There seems to be a big gap in our knowledge. When we discuss psychedelics at the level of chemistry and neuroscience, we use very precise, technical language. We talk about molecular structure, receptor sites in the nervous system, neurotransmitters, and so forth in great detail.
Then we move over to the clinical side where, say, a psychologist administers psilocybin to an alcoholic. The technical language goes away and we talk about “integrative experiences” and “wholeness” and so on to explain why the drug works.
As I see it, the switch from precise, scientific terminology to the vague language of spirituality is one of the mysteries of psychedelics. You wouldn’t see a gap like that with an antibiotic or decongestant.
My guess is that we resort to fuzzy explanations for psychedelic therapy because they’re the best we have. That doesn’t mean that the spiritual terminology is wrong, it just means that there’s a lot more work to do. Since the current period of mystery may last awhile, I’d like to propose some vague language of my own which, I hope, will shed some light and narrow the gap.
We know that psychedelics are useful for treating a broad range of conditions—addiction, PTSD, depression, autism, and anxiety for starters. I’m curious to know what these conditions have in common. At first, I naïvely expected a simple answer—a shared gene or neurochemical or some other MacGuffin that might expose the inner workings of psychedelic therapy. I don’t think I’m going to get my simple answer any time soon.
As it happens, however, I know a number of people who live with the serious conditions that are treated with psychedelics—addicts, alcoholics, and trauma victims. When they tell their stories, they talk about a feeling of imprisonment. People with PTSD describe an overpowering fear that compels them to avoid others or stay indoors. Addicts are slaves condemned to repeating the same destructive behaviors over and over.

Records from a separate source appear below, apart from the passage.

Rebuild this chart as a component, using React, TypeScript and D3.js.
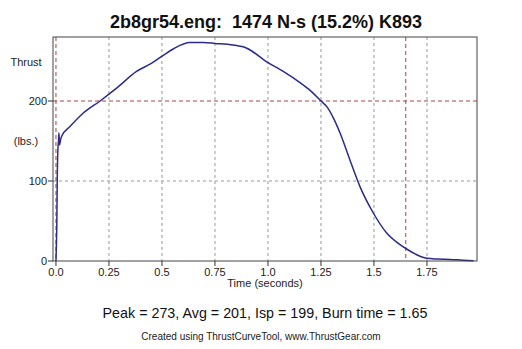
import React from 'react';
import * as d3 from 'd3';

// thrust curve samples: time (s), thrust (lbs)
const times = [0, 0.002, 0.004, 0.006, 0.009, 0.012, 0.014, 0.017, 0.022, 0.027, 0.066, 0.129, 0.208, 0.286, 0.38, 0.45, 0.506, 0.553, 0.632, 0.694, 0.75, 0.836, 0.9, 0.994, 1.072, 1.151, 1.2, 1.25, 1.28, 1.31, 1.34, 1.387, 1.434, 1.497, 1.56, 1.61, 1.654, 1.717, 1.75, 1.8, 1.86, 1.92, 1.97];
const thrust = [0, 20, 45, 101, 139, 150, 160, 145, 152, 156, 168, 185, 200, 216, 237, 247, 257, 265, 273, 273, 272, 270, 266, 249, 237, 223, 213, 200, 192, 178, 160, 126, 93, 60, 35, 23, 15, 6, 3.3, 2.5, 2, 1, 0.4];

const xTicks = [0, 0.25, 0.5, 0.75, 1.0, 1.25, 1.5, 1.75];
const xTickLabels = ['0.0', '0.25', '0.5', '0.75', '1.0', '1.25', '1.5', '1.75'];
const yTicks = [0, 100, 200];
const redX = [0, 1.65];
const redY = [200];

const title = '2b8gr54.eng:  1474 N-s (15.2%) K893';
const stats = 'Peak = 273, Avg = 201, Isp = 199, Burn time = 1.65';
const credit = 'Created using ThrustCurveTool, www.ThrustGear.com';

export default function App() {
  const width = 522;
  const height = 349;
  const left = 53, right = 477, top = 37, bottom = 261;

  const x = d3.scaleLinear().domain([-0.014, 1.986]).range([left, right]);
  const y = d3.scaleLinear().domain([0, 280]).range([bottom, top]);

  const pts: [number, number][] = times.map((t, i) => [t, thrust[i]]);
  const line = d3.line<[number, number]>()
    .x(d => x(d[0]))
    .y(d => y(d[1]))
    .curve(d3.curveMonotoneX);

  const font = 'Liberation Sans, Arial, sans-serif';

  return (
    <svg width={width} height={height} style={{ position: 'absolute', left: 0, top: 0, background: '#fff' }} fontFamily={font}>
      <text x={266} y={28} textAnchor="middle" fontSize={18} fontWeight="bold" fill="#111" style={{ whiteSpace: 'pre' }}>{title}</text>

      {/* gray grid */}
      {xTicks.filter(t => t > 0).map(t => (
        <line key={'gx' + t} x1={x(t)} x2={x(t)} y1={top} y2={bottom} stroke="#999" strokeDasharray="3,3" />
      ))}
      <line x1={left} x2={right} y1={y(100)} y2={y(100)} stroke="#999" strokeDasharray="3,3" />

      {/* red markers */}
      {redX.map(t => (
        <line key={'rx' + t} x1={x(t)} x2={x(t)} y1={top} y2={bottom} stroke="#b04040" strokeDasharray="4,3" />
      ))}
      {redY.map(v => (
        <line key={'ry' + v} x1={left} x2={right} y1={y(v)} y2={y(v)} stroke="#b04040" strokeDasharray="4,3" />
      ))}

      <path d={line(pts) || ''} fill="none" stroke="#2b2b8c" strokeWidth={1.5} />

      <rect x={left} y={top} width={right - left} height={bottom - top} fill="none" stroke="#444" strokeWidth={1} />

      {/* y axis */}
      {yTicks.map(v => (
        <g key={'yt' + v}>
          <line x1={left - 5} x2={left} y1={y(v)} y2={y(v)} stroke="#333" />
          <text x={left - 6} y={y(v) + 4} textAnchor="end" fontSize={11} fill="#222">{v}</text>
        </g>
      ))}
      <text x={26} y={66} textAnchor="middle" fontSize={11} fill="#222">Thrust</text>
      <text x={26} y={145} textAnchor="middle" fontSize={11} fill="#222">(lbs.)</text>

      {/* x axis */}
      {xTicks.map((t, i) => (
        <g key={'xt' + t}>
          <line x1={x(t)} x2={x(t)} y1={bottom} y2={bottom + 5} stroke="#333" />
          <text x={x(t)} y={276} textAnchor="middle" fontSize={11} fill="#222">{xTickLabels[i]}</text>
        </g>
      ))}
      <text x={265} y={287} textAnchor="middle" fontSize={11} fill="#222">Time (seconds)</text>

      <text x={265} y={318} textAnchor="middle" fontSize={14.3} fill="#111">{stats}</text>
      <text x={261} y={340} textAnchor="middle" fontSize={10} fill="#222">{credit}</text>
    </svg>
  );
}
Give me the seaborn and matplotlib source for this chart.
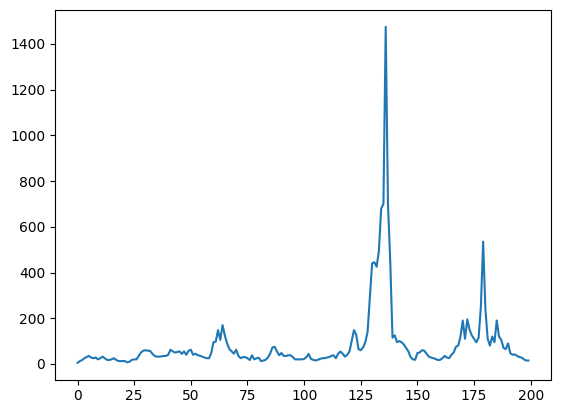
import numpy as np
import pandas as pd
import seaborn as sns
import matplotlib.pyplot as plt

# Values, index 0..199
vals_0_49 = [5, 12, 17, 25, 30, 35, 28, 25, 28, 20,
             25, 32, 25, 18, 17, 20, 25, 18, 13, 12,
             13, 12, 7, 10, 18, 20, 20, 35, 50, 58,
             60, 58, 57, 45, 35, 32, 32, 33, 35, 35,
             40, 62, 55, 50, 52, 55, 44, 55, 40, 58]
vals_50_99 = [62, 40, 45, 38, 36, 32, 28, 25, 25, 47,
              95, 98, 148, 105, 170, 125, 90, 65, 55, 45,
              62, 35, 25, 30, 30, 25, 17, 38, 20, 25,
              27, 12, 15, 18, 28, 45, 72, 75, 55, 38,
              48, 35, 35, 38, 38, 30, 20, 20, 20, 20]
vals_100_149 = [22, 30, 44, 22, 18, 15, 18, 22, 25, 25,
                28, 30, 35, 38, 25, 45, 54, 45, 32, 40,
                54, 100, 148, 127, 65, 60, 72, 95, 140, 290,
                440, 445, 425, 495, 680, 700, 1475, 700, 450, 115,
                125, 95, 100, 95, 85, 70, 55, 30, 20, 18]
vals_150_199 = [48, 50, 60, 58, 45, 32, 28, 25, 22, 17,
                18, 25, 35, 28, 25, 40, 50, 75, 80, 120,
                190, 110, 195, 150, 125, 110, 95, 115, 250, 535,
                240, 110, 80, 120, 95, 190, 120, 105, 70, 65,
                90, 47, 40, 42, 35, 30, 28, 20, 15, 15]

values = vals_0_49 + vals_50_99 + vals_100_149 + vals_150_199
df = pd.DataFrame({'x': np.arange(len(values)), 'y': values})

# Set up the figure (plain matplotlib look)
fig = plt.figure(figsize=(5.61, 4.13), dpi=100)
ax = fig.add_axes([55 / 561, 33.4 / 413, 496 / 561, 369.6 / 413])

sns.lineplot(data=df, x='x', y='y', ax=ax, color='#1f77b4', linewidth=1.5)

ax.set_xlabel('')
ax.set_ylabel('')
ax.set_xticks([0, 25, 50, 75, 100, 125, 150, 175, 200])
ax.set_yticks([0, 200, 400, 600, 800, 1000, 1200, 1400])

fig.savefig('out.png', dpi=100)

Psychedelics can produce a powerful experience of freedom, as I discovered first hand when I took ayahuasca at the Santo Daime church in Oregon. It was like walking into a vast, open space free of the inner noise and endless thought loops I’d carried around for years.
For an addict or trauma victim, this taste of freedom could be the blessing of a lifetime. It could be the beginning of hope. Maybe that’s a key to understanding the value of psychedelic therapy.
Peychedelics are medicine for people who are trapped.